A man should leave a legacy regardless of what the contemporaries think, and if that man be Irish, even better.
*The following is personal commentary and in no way represents the organizations or people affiliated with this site. I am just in a "mood."
Archbishop John Hughes came to mind this past week as we witnessed the annual abuse of all that is Irish and green and alcoholic and shamrock-y.
St. Patrick's Day has been hijacked, and violently so.
Of course, the Irish should be very angry about this, but they aren't. Apart from the handful of folks here and there, I have seen throughout the years it is just accepted. Like the annual march to Christmas, which should be Advent, and Holy Week, and Easter, they all belong to the world now. We modern Christians don't fight, and when we do, it is with each other over some ridiculous and cheap intellectual gain.
Ireland, the island, is lost. Forget France being the "eldest" daughter, for a moment. That just means she was first on the scene. Ireland was the Church's "greatest" daughter. What the Vikings, and the Normans, the Protestant English and their penal laws could not do, rampant prosperity and materialism has done.
To state it more clearly - in the face of over a thousand years of invasion, over lording, forced famine and all the rest, a few decades of fast money and being wooed by the world has absolutely destroyed this greatest daughter's Faith. Of course it could be recaptured, but it would be a great effort, and frankly speaking the Church does not seem interested in that. But, who am I to judge!?
Lucky for us, even if the island has been lost, the Irish Diaspora has already taken place. The Irish can carry on the faith in afar off and distant lands. There is a little bit of the once tremendous faith of Ireland on every continent and in nearly every country.
Enter again Archbishop John Hughes, a product of an Irish family and the Irish Famine. Commonly known as Dagger John due to his revival of using an Ecclesial Cross in his signature with his name, which had once been common practice. His contemporaries, sizing him up and having to put up with his tenacious approach to guarding his flock, often stated that the exuberant cross looked more like a dagger than just a cross.
The forth Bishop of New York, and its first Archbishop, Dagger John found success as a leader through an Irish temper and wit which culminated in his piety. He was successful because he was thoroughly apostolic.
I will leave it to you to discover more about him. Although I caution that the worldlings try to paint him as some sort of open border, anti-racist, pro-BLM activist bishop. Forget all that.

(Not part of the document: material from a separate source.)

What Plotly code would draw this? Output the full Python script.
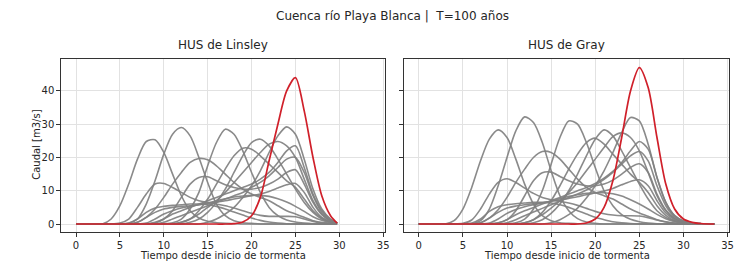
import plotly.graph_objects as go

# ---------------- data ----------------
t_linsley = list(range(0, 30)) + [29.75]
t_gray = list(range(0, 33)) + [33.5]

# HUS de Linsley  (gray hydrographs, values at t_linsley)
lin_1 = [0,0,0,0,1.5,5.5,12,19.5,24.8,25.3,21.5,15,8.5,4,1.8,0.8,0.4,0.2,0.1,0,0,0,0,0,0,0,0,0,0,0,0]
lin_2 = [0,0,0,0,0,0,0.2,1.5,6,13,21,27,29,26.5,20,12.5,6,2.5,1,0.4,0.2,0,0,0,0,0,0,0,0,0,0]
lin_3 = [0,0,0,0,0,0,0,0,0,0,0.1,0.4,1.5,4.5,9.5,17.5,24.5,28.5,27,22,15.5,9.5,5,2.5,1.2,0.6,0.3,0.1,0,0,0]
lin_4 = [0,0,0,0,0,0,0,0,0,0,0,0,0,0.5,1.5,3.5,6.5,10.5,15.5,20.5,24.5,25.5,23.5,19.5,15,10.5,6.5,3.5,1.5,0.5,0.2]
lin_5 = [0,0,0,0,0,0,0,0,0,0,0,0,0,0,0,0.5,1.5,3,5,8,11.5,16,21.5,26.5,29.2,27,19.5,10.5,4.5,1.5,0.3]
lin_6 = [0,0,0,0,0,0,0,0,0,0,0,0,0.5,1.5,3,5,7,9.5,12.5,15.5,18.5,21.5,24,24.8,23.5,20,13.5,7,3,1,0.3]
lin_7 = [0,0,0,0,0,0,0,0,0,0.5,1.5,3,4,5,6,7,8,9,10,11,12,13.5,15.5,18.5,22,23.5,17,9,4,1.3,0.3]
lin_8 = [0,0,0,0,0,0,0,0.5,2,4.5,8,12,15.5,18.5,19.7,19.3,17.5,15,12.5,10.5,9,8,7,5.5,4,3,2,1,0.5,0.2,0]
lin_9 = [0,0,0,0,0,0,0,0,0,0,0,0,0.5,1.5,4,7.5,12,16.5,20.5,22.8,22.5,20.5,18,15.5,13,11,7.5,4,1.8,0.6,0.2]
lin_10 = [0,0,0,0,0,0.3,1.5,5,9,12,12.2,11,9.5,8,7,6.5,6,5.5,4.8,4,3.2,2.6,2.3,2.3,2.3,2.2,1.5,0.8,0.3,0.1,0]
lin_11 = [0,0,0,0,0,0,0,0,0,0.3,1.5,4,8,12,14,14.2,13,11.8,11,10.5,10.5,11,12,13.5,15.5,16.3,12,6.5,2.8,0.9,0.2]
lin_12 = [0,0,0,0,0,0,0,0.5,2,3.5,4.5,5,5.3,5.5,5.8,6.2,6.6,7,7.5,8,8.5,9,9.8,10.8,11.8,12.2,9.5,5,2,0.7,0.2]
lin_13 = [0,0,0,0,0,0,0.3,1.5,3.5,4.8,5.3,5.6,5.8,6,6,5.8,5.3,4.5,3.6,2.7,1.8,1.1,0.6,0.3,0.1,0,0,0,0,0,0]
lin_14 = [0,0,0,0,0,0,0,0,0.3,1.5,3,4,4.8,5.3,5.8,6.3,7,7.6,8.1,8.4,8.6,8.6,8.3,7.6,6.6,5.3,3.8,2.2,1.1,0.4,0.1]
lin_15 = [0,0,0,0,0,0,0,0,0,0,0.5,1.5,2.5,3.5,4.5,5.5,6.5,7.5,8.5,9.5,11,12.5,14.5,17,19.5,20,15.5,8.5,3.5,1.1,0.3]
lin_red = [0,0,0,0,0,0,0,0,0,0,0,0,0,0,0,0,0,0,0.1,0.6,2.5,8,19,30,40,44,34,20,8.5,2.5,0.3]

# HUS de Gray  (gray hydrographs, values at t_gray)
gray_1 = [0,0,0,0,1,4.5,11,19,25.5,28.3,26,19.5,12,6,2.5,1,0.4,0.2,0.1,0,0,0,0,0,0,0,0,0,0,0,0,0,0,0]
gray_2 = [0,0,0,0,0,0,0.1,1,4.5,11.5,20,28,32.2,30.5,24.5,16,8.5,4,1.6,0.6,0.2,0,0,0,0,0,0,0,0,0,0,0,0,0]
gray_3 = [0,0,0,0,0,0,0,0,0,0,0.1,0.4,1.5,4.5,10,18,26,31,30,24.5,17,10,5.5,2.8,1.4,0.7,0.3,0.1,0,0,0,0,0,0]
gray_4 = [0,0,0,0,0,0,0,0,0,0,0,0,0,0.4,1.3,3.2,6,10,15,20.5,25.5,28.3,26.5,22,17,12,7.5,4,2,0.9,0.4,0.15,0.05,0]
gray_5 = [0,0,0,0,0,0,0,0,0,0,0,0,0,0,0,0.4,1.3,2.8,4.8,7.8,11.5,16,21.5,27.5,32,31,24,14,6.5,2.5,0.9,0.3,0.1,0]
gray_6 = [0,0,0,0,0,0,0,0,0,0,0,0,0.4,1.3,2.8,4.8,7,9.5,12.5,16,19.5,23,26.3,27.4,26,22,15.5,8.5,4,1.6,0.6,0.2,0.05,0]
gray_7 = [0,0,0,0,0,0,0,0,0,0.4,1.3,2.8,4,5,6,7,8,9,10,11,12.2,13.8,15.8,18.5,22,24.8,22.5,14,6.5,2.5,0.9,0.3,0.1,0]
gray_8 = [0,0,0,0,0,0,0,0.4,1.8,4.3,8,12.5,16.5,20,21.8,21.5,19.5,16.5,13.5,11,9.5,8.5,7.5,6,4.5,3.3,2.3,1.3,0.7,0.3,0.1,0,0,0]
gray_9 = [0,0,0,0,0,0,0,0,0,0,0,0,0.4,1.3,3.5,7,11.5,16.5,21,24.5,25.8,24,21,18,15,12.5,9.5,5.5,2.6,1,0.4,0.15,0.05,0]
gray_10 = [0,0,0,0,0,0.2,1.2,4.5,9,12.5,13.6,12.5,10.8,9.2,8,7.3,6.8,6.3,5.6,4.7,3.8,3.1,2.7,2.5,2.5,2.4,1.9,1.2,0.6,0.25,0.1,0,0,0]
gray_11 = [0,0,0,0,0,0,0,0,0,0.3,1.3,4,8.5,13,15.4,15.6,14.3,13,12,11.5,11.5,12,13.2,15,17,18.1,15.5,9,4.2,1.6,0.6,0.2,0.05,0]
gray_12 = [0,0,0,0,0,0,0,0.4,1.8,3.5,4.8,5.4,5.8,6.1,6.4,6.8,7.2,7.7,8.2,8.8,9.3,9.9,10.7,11.8,12.8,13.3,11.5,7,3.3,1.3,0.5,0.2,0.05,0]
gray_13 = [0,0,0,0,0,0,0.3,1.5,3.8,5.2,5.8,6.1,6.3,6.5,6.5,6.3,5.8,5,4,3,2,1.3,0.7,0.35,0.15,0.05,0,0,0,0,0,0,0,0]
gray_14 = [0,0,0,0,0,0,0,0,0.3,1.5,3.2,4.4,5.2,5.8,6.3,6.9,7.6,8.3,8.8,9.2,9.4,9.4,9.1,8.4,7.3,6,4.5,2.9,1.6,0.7,0.3,0.1,0,0]
gray_15 = [0,0,0,0,0,0,0,0,0,0,0.4,1.3,2.5,3.6,4.7,5.8,6.9,8,9,10.2,11.7,13.4,15.5,18,20.5,21.8,19,11.5,5.5,2.1,0.8,0.3,0.1,0]
gray_red = [0,0,0,0,0,0,0,0,0,0,0,0,0,0,0,0,0,0,0,0.3,1.5,5,13,26,40,47,41,26,12,4.5,1.5,0.5,0.15,0]

lin_grays = [lin_1, lin_2, lin_3, lin_4, lin_5, lin_6, lin_7, lin_8, lin_9, lin_10,
             lin_11, lin_12, lin_13, lin_14, lin_15]
gray_grays = [gray_1, gray_2, gray_3, gray_4, gray_5, gray_6, gray_7, gray_8, gray_9, gray_10,
              gray_11, gray_12, gray_13, gray_14, gray_15]

x_ticks = [0, 5, 10, 15, 20, 25, 30, 35]
y_ticks = [0, 10, 20, 30, 40]

title_text = "Cuenca río Playa Blanca |  T=100 años"
panel_titles = ["HUS de Linsley", "HUS de Gray"]
x_title = "Tiempo desde inicio de tormenta"
y_title = "Caudal [m3/s]"

# ---------------- figure ----------------
# the page body has an 8px margin, so the figure is drawn 8px in from the corner
OFF = 8
W, H = 748 - OFF, 267 - OFF
GRAY = "rgba(128,128,128,0.92)"
RED = "#d0202a"
FONT = "DejaVu Sans"
TXT = "#262626"


def px(x):
    return (x - OFF) / W


def py(y):
    return 1 - (y - OFF) / H


fig = go.Figure()
for ys in lin_grays:
    fig.add_trace(go.Scatter(x=t_linsley, y=ys, mode="lines", xaxis="x", yaxis="y",
                             line=dict(color=GRAY, width=1.6, shape="spline", smoothing=0.8),
                             showlegend=False, hoverinfo="skip"))
fig.add_trace(go.Scatter(x=t_linsley, y=lin_red, mode="lines", xaxis="x", yaxis="y",
                         line=dict(color=RED, width=1.7, shape="spline", smoothing=0.8),
                         showlegend=False))
for ys in gray_grays:
    fig.add_trace(go.Scatter(x=t_gray, y=ys, mode="lines", xaxis="x2", yaxis="y2",
                             line=dict(color=GRAY, width=1.6, shape="spline", smoothing=0.8),
                             showlegend=False, hoverinfo="skip"))
fig.add_trace(go.Scatter(x=t_gray, y=gray_red, mode="lines", xaxis="x2", yaxis="y2",
                         line=dict(color=RED, width=1.7, shape="spline", smoothing=0.8),
                         showlegend=False))

xl0, xl1 = px(61.7), px(387.3)
xr0, xr1 = px(406.7), px(734.0)
yb, yt = py(232), py(59)

common_x = dict(range=[-1.675, 35.175], tickvals=x_ticks, ticks="outside", ticklen=4,
                tickcolor="#333", showline=True, mirror=True, linecolor="#333", linewidth=1,
                showgrid=True, gridcolor="#e2e2e2", gridwidth=1, zeroline=False,
                tickfont=dict(family=FONT, size=10, color=TXT))
common_y = dict(range=[-2.4, 49.6], tickvals=y_ticks, ticks="outside", ticklen=4,
                tickcolor="#333", showline=True, mirror=True, linecolor="#333", linewidth=1,
                showgrid=True, gridcolor="#e2e2e2", gridwidth=1, zeroline=False,
                tickfont=dict(family=FONT, size=10, color=TXT))

fig.update_layout(
    width=W, height=H,
    margin=dict(l=0, r=0, t=0, b=0),
    paper_bgcolor="white", plot_bgcolor="white",
    showlegend=False,
    xaxis=dict(domain=[xl0, xl1], anchor="y", **common_x),
    yaxis=dict(domain=[yb, yt], anchor="x", **common_y),
    xaxis2=dict(domain=[xr0, xr1], anchor="y2", **common_x),
    yaxis2=dict(domain=[yb, yt], anchor="x2", showticklabels=False, **common_y),
    annotations=[
        dict(text=title_text, x=px(395), y=py(16), xref="paper", yref="paper",
             showarrow=False, xanchor="center", yanchor="middle",
             font=dict(family=FONT, size=12, color=TXT)),
        dict(text=panel_titles[0], x=(xl0 + xl1) / 2, y=py(45), xref="paper", yref="paper",
             showarrow=False, xanchor="center", yanchor="middle",
             font=dict(family=FONT, size=12, color=TXT)),
        dict(text=panel_titles[1], x=(xr0 + xr1) / 2, y=py(45), xref="paper", yref="paper",
             showarrow=False, xanchor="center", yanchor="middle",
             font=dict(family=FONT, size=12, color=TXT)),
        dict(text=x_title, x=(xl0 + xl1) / 2, y=py(255), xref="paper", yref="paper",
             showarrow=False, xanchor="center", yanchor="middle",
             font=dict(family=FONT, size=10, color=TXT)),
        dict(text=x_title, x=(xr0 + xr1) / 2, y=py(255), xref="paper", yref="paper",
             showarrow=False, xanchor="center", yanchor="middle",
             font=dict(family=FONT, size=10, color=TXT)),
        dict(text=y_title, x=px(36), y=py(145), xref="paper", yref="paper",
             showarrow=False, xanchor="center", yanchor="middle", textangle=-90,
             font=dict(family=FONT, size=10, color=TXT)),
    ],
)

fig.write_html("out.html")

He was an Irish Archbishop who built NYC's first Catholic schools, defended his flock taking the fight directly to the wolves, and worked tirelessly to lift his flock from the dregs and improve their lot.
Curiously, he has enemies on our side of the aisle as well, those with far more free time than I to spend painting him as some Americanist bishop.
I would hardly paint one as an Americanist who stated the sole ambition of Catholicism to be:
"to convert all Pagan nations, and all Protestant nations. . . . Our mission [is] to convert the world –including the inhabitants of the United States – the people of the cities, and the people of the country, . . . the Legislatures, the Senate, the Cabinet, the President, and all!" From a lecture given in 1850, The Decline of Protestantism and it's causes.
His greatest gotcha has to be his great desire to build a new St. Patrick's in the "middle of nowhere" Manhattan. Known as Dagger John's Folly, or Hughes' Folly, the current Cathedral was begun under his watch, but he died before it was completed. He held from his first day in the episcopate that Manhattan would soon be overrun and overpopulated, the greater city of New York as well. So he desired to be pastoral about the placement of his new Cathedral. He chose the woods. Approximately the middle of Manhattan island. He was chided, reviled, called a spendthrift, and laughed at even by his own.
That woods is now known to us moderns as 5th Avenue NYC.
No kidding. A beacon of faith to the faithless. Christ the King in the Center of it all, 10 blocks from Central Park and Trump Tower. Think of all those rabid materialists frequenting Saks, Nike, Legoland, and the like, those sinners at Rockefeller Center, folks on their way to to the broadway-est of Broadway Shows.
The tree lighting! The ice skating! New York, New York. The city so nice they named it twice!
All of them, they will all have to maybe, just maybe walk past. And when they do, maybe, just maybe the building will catch their eye, and on a whim inspire exploration. And maybe, just maybe, they will think of their God and repent.
I know, folly indeed.
+For my Grandfather, Michael, an Irishman with a legacy who would have turned 92 on the great Saint's feast day just past. In your charity, perhaps an Ave or two for his soul?